EXERCISE REQUIREMENTS
Reproduce the listing below from the line with "Write a Python" to the line with "t = np.arange(0, 3001, 60)", both lines included, character for character, minus any pictures.

EXTRACTED ENTRIES
* * * * * * * * *

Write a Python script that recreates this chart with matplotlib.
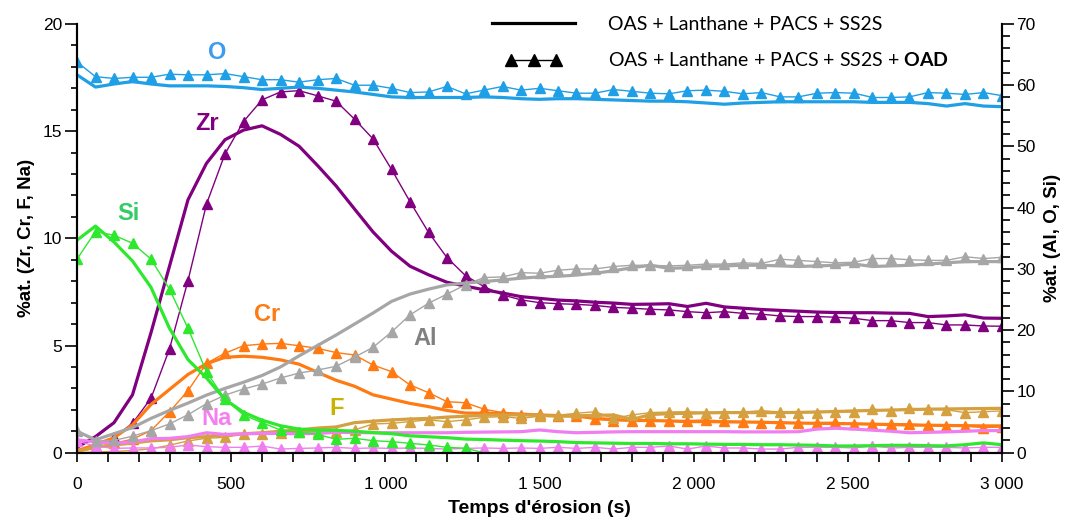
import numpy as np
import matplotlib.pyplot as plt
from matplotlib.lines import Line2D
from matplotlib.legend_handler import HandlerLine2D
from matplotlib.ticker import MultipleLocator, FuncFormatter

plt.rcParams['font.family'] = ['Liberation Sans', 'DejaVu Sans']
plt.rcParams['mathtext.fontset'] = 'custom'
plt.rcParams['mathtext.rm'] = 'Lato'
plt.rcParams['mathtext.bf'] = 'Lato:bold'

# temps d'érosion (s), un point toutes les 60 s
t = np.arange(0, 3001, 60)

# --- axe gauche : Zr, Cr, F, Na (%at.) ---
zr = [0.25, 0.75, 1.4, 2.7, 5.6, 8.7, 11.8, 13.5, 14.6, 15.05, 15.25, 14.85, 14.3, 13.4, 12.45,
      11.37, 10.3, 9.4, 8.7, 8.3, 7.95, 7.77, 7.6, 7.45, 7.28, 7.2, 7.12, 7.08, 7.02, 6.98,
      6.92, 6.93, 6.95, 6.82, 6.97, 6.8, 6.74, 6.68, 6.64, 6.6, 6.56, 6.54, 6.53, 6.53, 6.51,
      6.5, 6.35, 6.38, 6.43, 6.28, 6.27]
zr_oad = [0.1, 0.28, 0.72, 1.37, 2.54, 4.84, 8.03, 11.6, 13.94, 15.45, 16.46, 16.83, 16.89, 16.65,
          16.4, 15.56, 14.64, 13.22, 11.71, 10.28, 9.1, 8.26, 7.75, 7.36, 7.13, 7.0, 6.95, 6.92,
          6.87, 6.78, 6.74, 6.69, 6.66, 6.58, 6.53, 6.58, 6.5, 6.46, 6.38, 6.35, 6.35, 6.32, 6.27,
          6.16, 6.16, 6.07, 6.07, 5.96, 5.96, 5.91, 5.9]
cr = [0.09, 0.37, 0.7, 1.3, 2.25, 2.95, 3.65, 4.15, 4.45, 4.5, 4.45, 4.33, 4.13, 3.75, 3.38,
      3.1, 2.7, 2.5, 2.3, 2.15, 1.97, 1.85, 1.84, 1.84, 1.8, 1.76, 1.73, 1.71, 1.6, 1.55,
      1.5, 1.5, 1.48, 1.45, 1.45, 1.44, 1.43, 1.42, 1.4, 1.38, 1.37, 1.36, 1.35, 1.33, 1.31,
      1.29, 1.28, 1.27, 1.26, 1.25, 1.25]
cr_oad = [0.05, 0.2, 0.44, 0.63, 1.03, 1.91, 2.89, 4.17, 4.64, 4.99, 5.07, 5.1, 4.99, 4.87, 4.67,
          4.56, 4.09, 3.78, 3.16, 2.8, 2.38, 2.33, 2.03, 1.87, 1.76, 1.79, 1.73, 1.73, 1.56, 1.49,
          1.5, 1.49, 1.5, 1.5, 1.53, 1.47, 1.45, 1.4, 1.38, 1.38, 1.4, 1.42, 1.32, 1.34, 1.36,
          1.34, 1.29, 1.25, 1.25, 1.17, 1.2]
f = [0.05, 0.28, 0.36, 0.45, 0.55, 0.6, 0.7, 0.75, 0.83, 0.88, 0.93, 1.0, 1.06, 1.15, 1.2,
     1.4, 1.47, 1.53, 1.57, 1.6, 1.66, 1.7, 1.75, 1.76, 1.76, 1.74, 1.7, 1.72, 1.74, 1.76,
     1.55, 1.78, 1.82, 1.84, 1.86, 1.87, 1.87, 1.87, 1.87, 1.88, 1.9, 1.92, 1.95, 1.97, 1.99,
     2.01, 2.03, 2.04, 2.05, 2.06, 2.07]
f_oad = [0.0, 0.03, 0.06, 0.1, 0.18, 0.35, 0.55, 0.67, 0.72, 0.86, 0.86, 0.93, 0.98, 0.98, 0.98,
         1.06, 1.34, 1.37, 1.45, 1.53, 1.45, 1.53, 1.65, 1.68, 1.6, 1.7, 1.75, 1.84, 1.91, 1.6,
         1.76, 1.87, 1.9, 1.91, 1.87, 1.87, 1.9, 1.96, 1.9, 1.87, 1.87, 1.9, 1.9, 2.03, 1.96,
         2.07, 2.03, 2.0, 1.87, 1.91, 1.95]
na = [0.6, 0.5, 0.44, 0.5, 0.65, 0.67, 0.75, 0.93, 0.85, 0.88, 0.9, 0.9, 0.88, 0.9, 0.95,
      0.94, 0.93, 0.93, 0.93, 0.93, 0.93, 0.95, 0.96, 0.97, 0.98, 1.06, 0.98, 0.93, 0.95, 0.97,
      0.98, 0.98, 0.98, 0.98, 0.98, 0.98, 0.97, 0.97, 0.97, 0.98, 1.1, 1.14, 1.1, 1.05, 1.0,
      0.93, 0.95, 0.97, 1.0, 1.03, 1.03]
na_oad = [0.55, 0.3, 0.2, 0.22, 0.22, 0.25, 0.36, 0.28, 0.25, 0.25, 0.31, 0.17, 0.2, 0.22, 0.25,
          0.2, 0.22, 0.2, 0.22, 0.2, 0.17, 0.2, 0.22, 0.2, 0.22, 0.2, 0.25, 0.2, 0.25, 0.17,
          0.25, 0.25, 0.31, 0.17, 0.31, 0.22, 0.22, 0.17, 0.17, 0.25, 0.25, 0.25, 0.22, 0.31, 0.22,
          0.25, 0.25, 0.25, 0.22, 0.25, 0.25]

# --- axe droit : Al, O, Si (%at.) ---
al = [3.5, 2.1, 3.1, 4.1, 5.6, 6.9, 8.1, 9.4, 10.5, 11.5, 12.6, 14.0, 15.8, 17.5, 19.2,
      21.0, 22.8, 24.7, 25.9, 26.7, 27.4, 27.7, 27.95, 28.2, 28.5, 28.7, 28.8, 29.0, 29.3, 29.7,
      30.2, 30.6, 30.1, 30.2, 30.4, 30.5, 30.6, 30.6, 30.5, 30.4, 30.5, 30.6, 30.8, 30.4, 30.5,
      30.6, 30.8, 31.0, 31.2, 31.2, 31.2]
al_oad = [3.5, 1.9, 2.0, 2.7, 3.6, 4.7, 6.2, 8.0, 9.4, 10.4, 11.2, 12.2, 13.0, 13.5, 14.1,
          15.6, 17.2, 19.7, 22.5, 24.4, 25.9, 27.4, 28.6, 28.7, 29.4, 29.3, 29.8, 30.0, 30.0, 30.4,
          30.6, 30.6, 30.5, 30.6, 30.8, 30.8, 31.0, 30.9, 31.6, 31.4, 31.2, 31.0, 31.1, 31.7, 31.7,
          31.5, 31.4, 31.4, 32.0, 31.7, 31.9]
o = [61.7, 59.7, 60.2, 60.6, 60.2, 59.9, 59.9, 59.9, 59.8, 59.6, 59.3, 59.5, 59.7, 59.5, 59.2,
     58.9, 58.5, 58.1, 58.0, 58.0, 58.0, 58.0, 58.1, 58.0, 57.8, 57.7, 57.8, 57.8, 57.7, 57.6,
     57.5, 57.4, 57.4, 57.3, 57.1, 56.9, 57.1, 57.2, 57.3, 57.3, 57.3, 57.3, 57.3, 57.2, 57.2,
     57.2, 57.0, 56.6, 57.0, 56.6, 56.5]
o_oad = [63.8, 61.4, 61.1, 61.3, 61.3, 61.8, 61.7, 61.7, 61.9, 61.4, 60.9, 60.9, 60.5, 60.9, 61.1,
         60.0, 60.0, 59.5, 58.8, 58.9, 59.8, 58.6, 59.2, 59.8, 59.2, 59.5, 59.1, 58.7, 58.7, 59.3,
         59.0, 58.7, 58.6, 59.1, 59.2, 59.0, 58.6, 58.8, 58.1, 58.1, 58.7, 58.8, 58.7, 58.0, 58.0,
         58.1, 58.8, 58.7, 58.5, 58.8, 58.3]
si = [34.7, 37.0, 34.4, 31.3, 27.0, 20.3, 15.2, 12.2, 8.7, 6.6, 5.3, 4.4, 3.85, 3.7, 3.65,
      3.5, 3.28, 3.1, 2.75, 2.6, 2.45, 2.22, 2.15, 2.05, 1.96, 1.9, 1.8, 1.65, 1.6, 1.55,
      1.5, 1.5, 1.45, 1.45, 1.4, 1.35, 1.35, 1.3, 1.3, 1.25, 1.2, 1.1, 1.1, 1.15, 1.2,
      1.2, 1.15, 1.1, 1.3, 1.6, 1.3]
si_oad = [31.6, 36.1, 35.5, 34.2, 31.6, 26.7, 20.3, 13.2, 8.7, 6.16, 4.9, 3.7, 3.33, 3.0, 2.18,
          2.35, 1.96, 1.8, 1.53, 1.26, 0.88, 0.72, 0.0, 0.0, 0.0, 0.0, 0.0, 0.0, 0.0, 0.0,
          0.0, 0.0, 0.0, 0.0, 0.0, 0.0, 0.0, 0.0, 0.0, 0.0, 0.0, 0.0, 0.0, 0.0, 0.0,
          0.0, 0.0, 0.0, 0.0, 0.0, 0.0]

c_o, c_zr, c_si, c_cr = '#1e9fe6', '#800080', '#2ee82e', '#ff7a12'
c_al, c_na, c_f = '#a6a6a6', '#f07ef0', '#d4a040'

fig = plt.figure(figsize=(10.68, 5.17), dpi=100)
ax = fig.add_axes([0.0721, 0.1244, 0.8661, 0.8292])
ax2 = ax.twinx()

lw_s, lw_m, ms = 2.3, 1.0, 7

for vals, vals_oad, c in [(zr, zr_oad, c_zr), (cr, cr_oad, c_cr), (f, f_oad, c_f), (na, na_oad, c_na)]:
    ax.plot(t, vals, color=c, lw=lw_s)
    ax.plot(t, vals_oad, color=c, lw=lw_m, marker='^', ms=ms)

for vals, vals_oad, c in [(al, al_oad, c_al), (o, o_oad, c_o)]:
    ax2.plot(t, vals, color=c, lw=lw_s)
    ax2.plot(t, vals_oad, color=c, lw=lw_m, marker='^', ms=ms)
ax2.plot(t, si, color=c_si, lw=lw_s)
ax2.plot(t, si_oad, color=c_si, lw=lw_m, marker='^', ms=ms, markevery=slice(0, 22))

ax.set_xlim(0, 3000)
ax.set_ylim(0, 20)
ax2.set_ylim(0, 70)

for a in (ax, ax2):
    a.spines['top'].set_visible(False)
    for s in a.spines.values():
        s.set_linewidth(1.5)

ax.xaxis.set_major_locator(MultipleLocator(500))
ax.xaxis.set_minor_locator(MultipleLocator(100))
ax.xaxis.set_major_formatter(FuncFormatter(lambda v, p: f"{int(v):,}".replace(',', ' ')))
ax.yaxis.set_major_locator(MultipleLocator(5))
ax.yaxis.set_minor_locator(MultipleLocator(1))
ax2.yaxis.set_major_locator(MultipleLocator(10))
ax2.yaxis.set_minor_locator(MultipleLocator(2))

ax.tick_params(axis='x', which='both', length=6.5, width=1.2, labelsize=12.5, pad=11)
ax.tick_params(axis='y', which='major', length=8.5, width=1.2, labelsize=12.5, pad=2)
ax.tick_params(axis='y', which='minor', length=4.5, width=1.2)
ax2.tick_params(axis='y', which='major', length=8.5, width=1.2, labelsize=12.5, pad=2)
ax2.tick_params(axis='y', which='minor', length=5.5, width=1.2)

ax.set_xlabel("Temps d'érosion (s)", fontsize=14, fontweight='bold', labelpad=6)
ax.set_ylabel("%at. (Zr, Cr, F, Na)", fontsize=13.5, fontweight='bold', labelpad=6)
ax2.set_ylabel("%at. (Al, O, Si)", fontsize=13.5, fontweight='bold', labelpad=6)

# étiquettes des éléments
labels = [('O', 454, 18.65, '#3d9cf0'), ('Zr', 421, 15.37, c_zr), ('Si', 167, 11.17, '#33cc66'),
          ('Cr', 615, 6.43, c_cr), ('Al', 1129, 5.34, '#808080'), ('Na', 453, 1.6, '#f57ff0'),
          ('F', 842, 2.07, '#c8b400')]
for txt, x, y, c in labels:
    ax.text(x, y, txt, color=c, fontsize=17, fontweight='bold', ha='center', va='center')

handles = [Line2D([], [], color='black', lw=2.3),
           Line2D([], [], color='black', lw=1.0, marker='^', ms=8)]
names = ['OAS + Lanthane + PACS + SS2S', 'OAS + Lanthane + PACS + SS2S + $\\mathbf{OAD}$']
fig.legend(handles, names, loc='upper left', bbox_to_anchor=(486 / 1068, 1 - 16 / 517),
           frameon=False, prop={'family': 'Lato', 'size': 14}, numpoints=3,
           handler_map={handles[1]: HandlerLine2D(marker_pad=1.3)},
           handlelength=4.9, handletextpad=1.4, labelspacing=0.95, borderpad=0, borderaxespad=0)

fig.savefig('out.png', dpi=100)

* * * * * * * * *

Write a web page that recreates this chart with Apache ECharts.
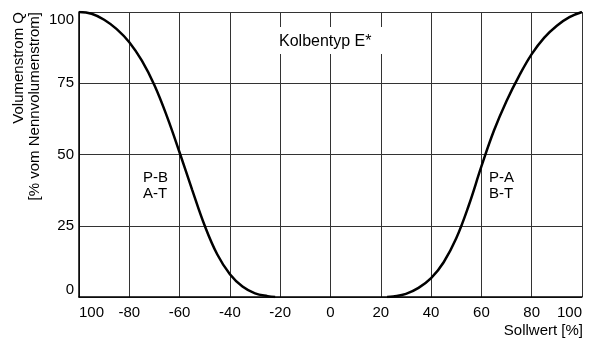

* * * * * * * * *

ANSWER TO THIS EXERCISE
Write a Python script that recreates this chart with matplotlib.
import numpy as np
import matplotlib.pyplot as plt
from matplotlib.lines import Line2D
from matplotlib.legend_handler import HandlerLine2D
from matplotlib.ticker import MultipleLocator, FuncFormatter

plt.rcParams['font.family'] = ['Liberation Sans', 'DejaVu Sans']
plt.rcParams['mathtext.fontset'] = 'custom'
plt.rcParams['mathtext.rm'] = 'Lato'
plt.rcParams['mathtext.bf'] = 'Lato:bold'

# temps d'érosion (s), un point toutes les 60 s
t = np.arange(0, 3001, 60)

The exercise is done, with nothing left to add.